Has anyone reverse engineerd those $10 BMSes from eBay?

[badboy1999]

I'm referring to the kind of bms that's used in this tutorial: http://www.ebikeschool.com/how-to-build-a-diy-electric-bicycle-lithium-battery-from-18650-cells/
Mine just arrived but it is seemingly DOA, the seller is shipping me a new one but I want one now
I'm guessing there's some kind of comparator action going on at each of the cells, and if the voltage is too high the optocoupler of the cell is shut off (on the 10s bms there's 20 optocouplers), and then al of those optocouplers in series need to be active for the FETs to conduct? But then how would the balancing work, you'd need communication on what cell is the highest voltage?
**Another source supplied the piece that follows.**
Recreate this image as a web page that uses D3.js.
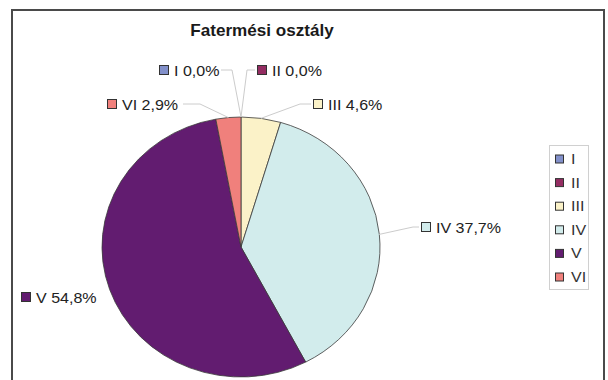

If anyone knows more about these BMSes that'd be very much appreciated!

 

[badboy1999]

Update, hooked it up to my lab power supply and shot a video.

How the bms works
My hypothesis is that every cell has a circuit for both OVP and UVP, and those go to a optocoupler, and all 10 OVP-charge-optocouplers need to be the same state for the charging to happen (when there's no cell at risk of overvoltage), and that the 10 UVP optocouplers all form a chain as well, stopping the discharge of all the cells when the voltage of just one cell gets too low. On top of that there's a shunt visible so there's probably over current protection, just like the ebay page promises.

Video
https://youtu.be/OT5hFV0Q4t0

Discussion, results
You can see the over voltage protection kicking in at approximately 4.30 volts, 30mA gets drawn from the cell, because the 150 Ohm resistor gets engaged. At approx 4.10 volts, it stops again, there's a very clear hysteresis happening. I'm guessing the OVP also means the charging optocoupler set to a different state, but didn't bother to measure it. I tested the connections for all cells but the one that didn't balance at all. All seemed to engage at 4.30v +-0.01V according to my multimeter. So the charging behaviour seems to be: charge the pack until one cell hits 4.30 volt, then discharge that one until 4.10, then wait for the other cells to hit 4.30. That'd certainly balance the pack albeit a bit slowly, a standard 8Ah pack (assuming 10% of the charge is between 4.30 - 4.10 volt
It would, though, lead to an infinite process of charging-discharging. At 30mA that would still take forever and probably won't damage the battery a whole lot but it seems reasonable to discharge the charger when you've charged it.

Conclusion
Overall, combined with the build quality, it seems to be a fairly decent BMS. Don't know anything about current limiting, or temperature stability, but if it's anything like the OVP it'll do just fine.
The only issue is that the cutoff voltage is too high. There's a reason 4.2 is the maximum charging voltage, it provides a good balance between cell life cycles and capacity. 4.3 halves the capacity according to what I've read on this forum, and also this primary source, they actually tested it: http://www.powerstream.com/lithium-ion-charge-voltage.htm
This doesn't mean that the cell pack life is halved. If you charge the pack to 42 volts, and one cell hits 4.3 volt because the pack is unbalanced, it's going to be a tiny bit damaged, so ultimately the whole pack will get the capacity of the lowest capacity cell. Not the best solution for balancing but a reasonable engineering compromise in my amateur opinion.

 

[ntr]

Thanks for sharing. Do you think there is a way to alter the OVP level? I have the same BMS but it is build in, so it's hard to do research on it. There is a little SMD component left to the connector with "431" printed on it. This could be a 4.3V zener diode (according to this site). Maybe repacing it with a lower voltage zener will lower the OVP level?

 

[badboy1999]

Or it's a tl431 precision voltage reference, and resistors are used to set the voltage, so you can replace 10 SMD resistors to set a new voltage
My chips have 5183u and D01ED printed on them so I guess your bms is just a bit different. Can't find 431 printed anywhere.

 

[DVDRW]

Anyone reverse engineered these cheap lipo alarm?
How isolation is achieved? No optocouplers.
What is the easyest way to connect it to Arduino etc?